Where Filtering Happens

Exclusion is applied in the pull_request_files model, which is the single data source feeding both:
  • AI complexity scoring via pull_requests_view
  • Rework analysis via pull_request_rework
File matching is case-insensitive and handles both root-level and nested paths.

AI Complexity Scoring

For each merged pull request, Bilanc sends the filtered diffs (with filename context) to an AI model that produces:
  • A complexity score for the overall PR
  • Categorization of the type of work (feature, bug fix, refactor, etc.)
  • A summary of the changes
The AI receives each file’s path alongside its diff, which helps it understand the context and purpose of changes.

Known Limitations

  • Bitbucket filenames: Bitbucket pull request files may not include filenames.
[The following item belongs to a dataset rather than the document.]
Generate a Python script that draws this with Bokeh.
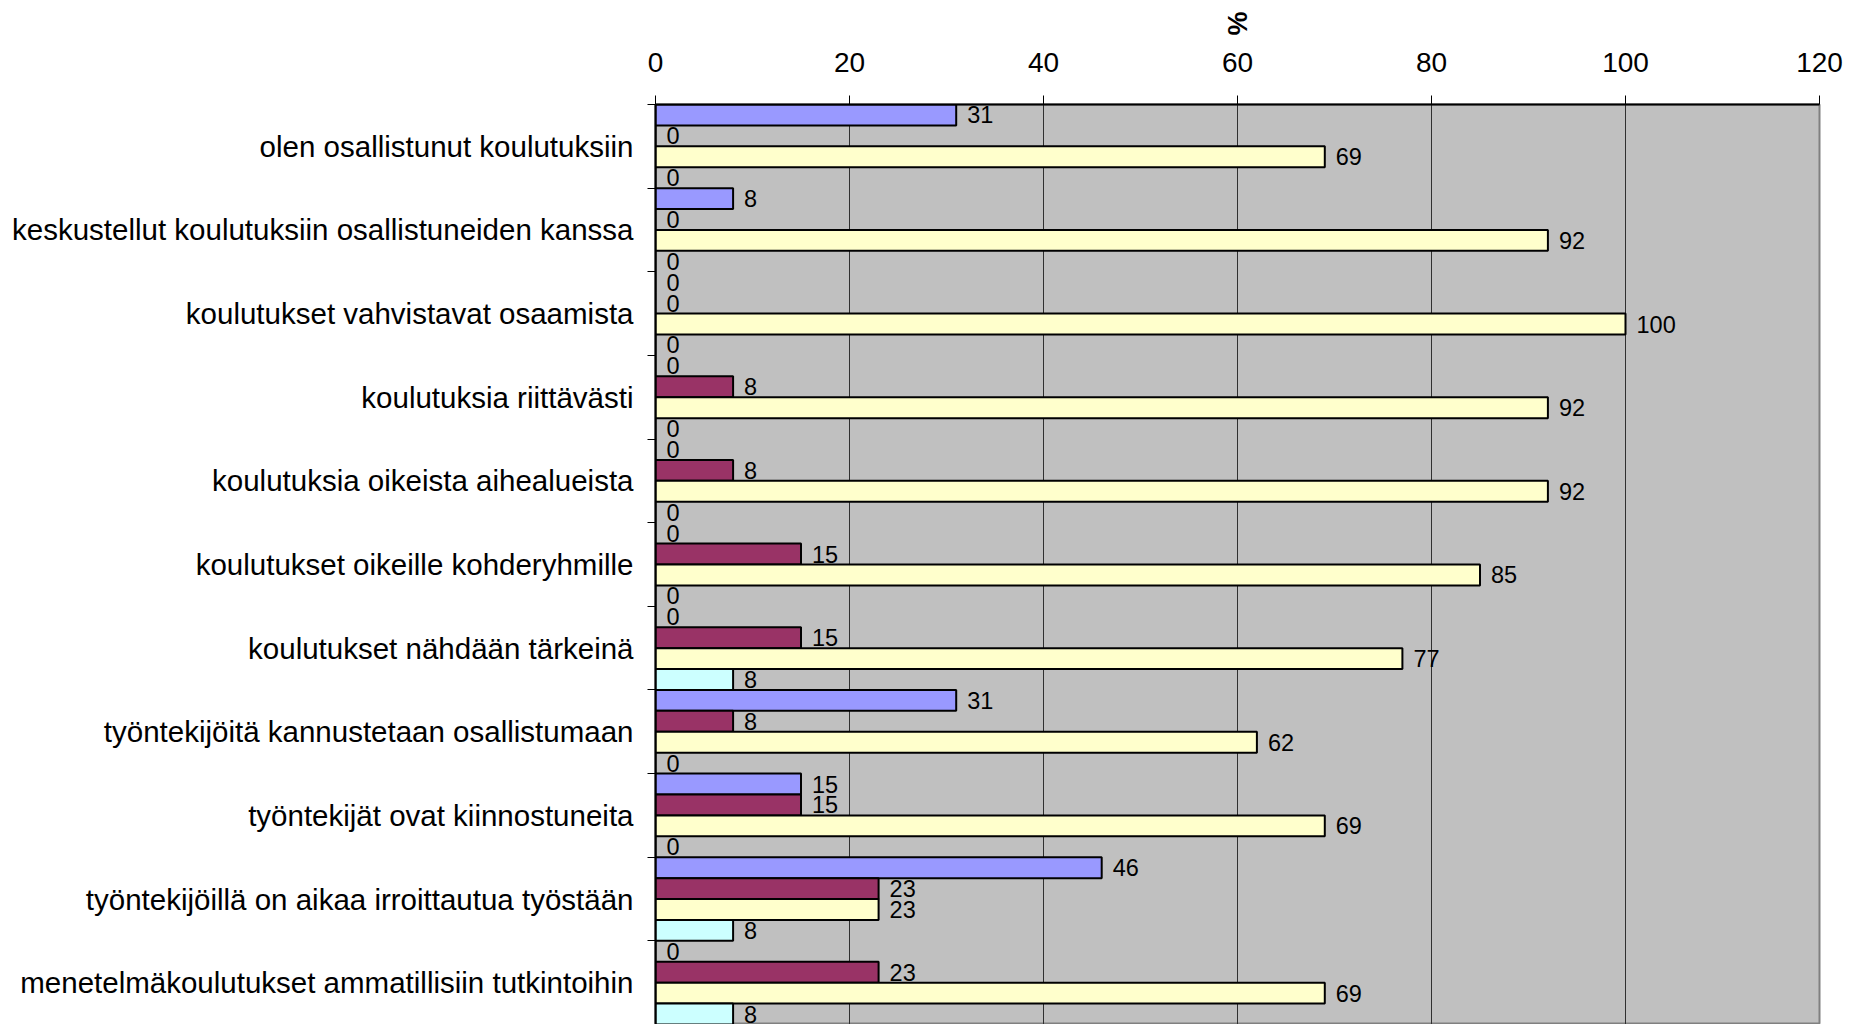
from bokeh.core.properties import value
from bokeh.embed import file_html
from bokeh.models import ColumnDataSource, FixedTicker, Range1d
from bokeh.plotting import figure
from bokeh.resources import INLINE

# Survey statements (top to bottom) and the four answer series, in percent
categories = [
    "olen osallistunut koulutuksiin",
    "keskustellut koulutuksiin osallistuneiden kanssa",
    "koulutukset vahvistavat osaamista",
    "koulutuksia riittävästi",
    "koulutuksia oikeista aihealueista",
    "koulutukset oikeille kohderyhmille",
    "koulutukset nähdään tärkeinä",
    "työntekijöitä kannustetaan osallistumaan",
    "työntekijät ovat kiinnostuneita",
    "työntekijöillä on aikaa irroittautua työstään",
    "menetelmäkoulutukset ammatillisiin tutkintoihin",
]
series_1 = [31, 8, 0, 0, 0, 0, 0, 31, 15, 46, 0]
series_2 = [0, 0, 0, 8, 8, 15, 15, 8, 15, 23, 23]
series_3 = [69, 92, 100, 92, 92, 85, 77, 62, 69, 23, 69]
series_4 = [0, 0, 0, 0, 0, 0, 8, 0, 0, 8, 8]
x_ticks = [0, 20, 40, 60, 80, 100, 120]

series = [series_1, series_2, series_3, series_4]
colors = ["#9999FF", "#993366", "#FFFFCC", "#CCFFFF"]
n_cat = len(categories)
n_ser = len(series)
slot = 1.0 / n_ser

FONT = value("Liberation Sans")

p = figure(
    width=1866,
    height=1024,
    x_range=Range1d(0, 120),
    y_range=Range1d(n_cat, 0),
    x_axis_location="above",
    output_backend="svg",
    toolbar_location=None,
    min_border_top=104,
    min_border_left=655,
    min_border_right=47,
    min_border_bottom=0,
)
p.background_fill_color = "#C0C0C0"
p.border_fill_color = "white"
p.outline_line_color = "#808080"
p.outline_line_width = 2

# bars: one horizontal band per category, four adjoining bars inside it
for k, vals in enumerate(series):
    ys = [i + (k + 0.5) * slot for i in range(n_cat)]
    src = ColumnDataSource(dict(y=ys, right=vals, label=[str(v) for v in vals]))
    p.hbar(y="y", left=0, right="right", height=slot, source=src,
           fill_color=colors[k], line_color="black", line_width=2)
    p.text(x="right", y="y", text="label", source=src, x_offset=11,
           text_align="left", text_baseline="middle",
           text_font=FONT, text_font_size="23.5px", text_color="black")

# value axis on top, with its unit as a turned title
xa = p.xaxis[0]
xa.ticker = FixedTicker(ticks=x_ticks)
xa.axis_label = "%"
xa.axis_label_orientation = "normal"
xa.axis_label_standoff = 14
xa.axis_label_text_font = "Liberation Sans"
xa.axis_label_text_font_style = "bold"
xa.axis_label_text_font_size = "27px"
xa.axis_label_text_color = "black"
xa.major_label_text_font = "Liberation Sans"
xa.major_label_text_font_size = "28px"
xa.major_label_text_color = "black"
xa.major_label_standoff = 24
xa.major_tick_out = 9
xa.major_tick_in = 0
xa.minor_tick_out = 0
xa.minor_tick_in = 0
xa.axis_line_color = "black"
xa.axis_line_width = 2
xa.major_tick_line_color = "black"

p.xgrid.grid_line_color = "#303030"
p.xgrid.grid_line_width = 1
p.ygrid.grid_line_color = None

# category axis: labels centred on each band, tick marks between bands
ya = p.yaxis[0]
ya.ticker = FixedTicker(ticks=[i + 0.5 for i in range(n_cat)],
                        minor_ticks=list(range(n_cat + 1)))
ya.major_label_overrides = {i + 0.5: c for i, c in enumerate(categories)}
ya.major_label_text_font = "Liberation Sans"
ya.major_label_text_font_size = "29.5px"
ya.major_label_text_color = "black"
ya.major_label_standoff = 14
ya.major_tick_out = 0
ya.major_tick_in = 0
ya.minor_tick_out = 8
ya.minor_tick_in = 0
ya.minor_tick_line_color = "black"
ya.axis_line_color = "black"
ya.axis_line_width = 2

open("out.html", "w").write(file_html(p, INLINE))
These files pass through unfiltered since we cannot match them against exclusion patterns.
  • Hardcoded list: The exclusion list is not currently configurable per organization. It covers common patterns but may not match every project’s generated files.
  • No weighting: Excluded files are fully removed from analysis, not downweighted. There is no partial credit for changes to semi-generated files.
File exclusion runs automatically on all code contributions with no configuration required. The exclusion list is maintained as part of the data pipeline and applies uniformly across all organizations.